The bowtie method is a simple, qualitative, process for documenting the causal relationships between threats and consequences. The method takes its name from the shape of an illustration of the method like the one shown in Figure 1. In its simplest form, a bowtie diagram provides a visual summary of the measures taken to prevent, detect, control, and mitigate, an ensemble of accident scenarios corresponding to a specific hazard. The left hand side of a bow tie captures the threats, and barriers, and the right hand side captures the recovery measures. The centre of the diagram is referred to as the top event, and corresponds to the common hazardous event resulting from failure to control the threats.
Factors that can impair each barrier and recovery measure can be included in the bowtie and are referred to as escalation factors and escalation controls.
The bow tie diagram evolved during the 1970s from the ‘safety barrier’ concept used in the Process and Drilling industries. The method was developed into a simple graphical tool for capturing the risk management measures associated with a specific hazard. The assessment begins with the identification of hazards, which are then reviewed by a competent team to identify the threats that can ‘release’ the hazard. Each threat must be controlled by suitable and sufficient ‘barriers’ which may be physical items or operational measures. Every barrier and recovery measure is then assessed to determine whether escalation factors can potentially impair their performance. For example, inadequate inspection and maintenance is an escalation factor that could result in the failure of an emergency shutdown valve. In practice, many threats can lead to essentially the same top event; for example, corrosion, erosion and over-pressuring in a pipeline are all threats that could cause a loss of containment. This leads to the grouping of threats by top event. Likewise, a single top event can give rise to one or more hazardous consequences.

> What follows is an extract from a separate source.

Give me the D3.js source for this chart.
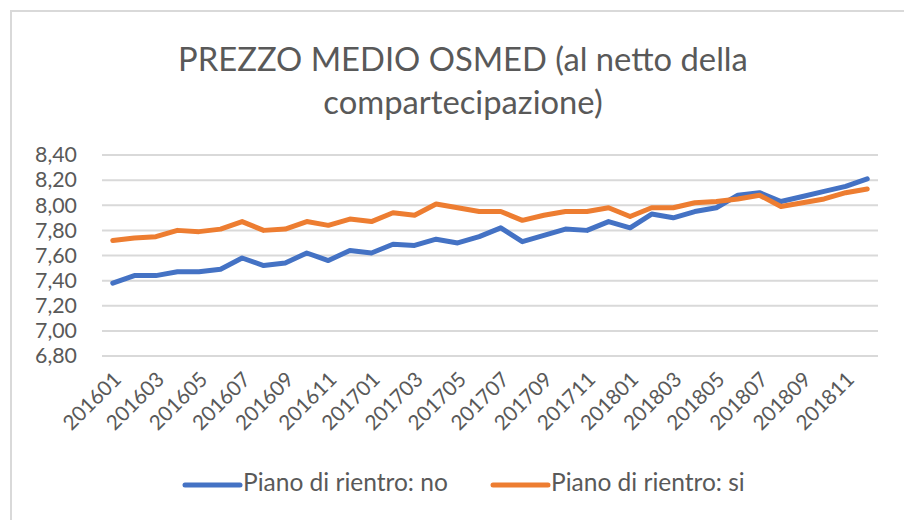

A key strength of the bowtie method is derived from the fact it allows us to document the contribution of human and organizational factors in a format easily communicated to the workforce and Leadership. In cases where it is applied carefully, it is also possible to gain insight into the likely redundancy and effectiveness built into a companies hazard management plan, the method is therefore helpful when assessing conceptual designs, and managing change during operations. The method is also used by a wide range of industries to demonstrate risks are ‘as low as reasonably achievable’ (United States ALARA principle), and ‘as low as reasonably practicable’ (United Kingdom ALARP principle). Note, however, the method should not replace an appropriate level of dependability analysis during the conceptual and detailed engineering phases of a project.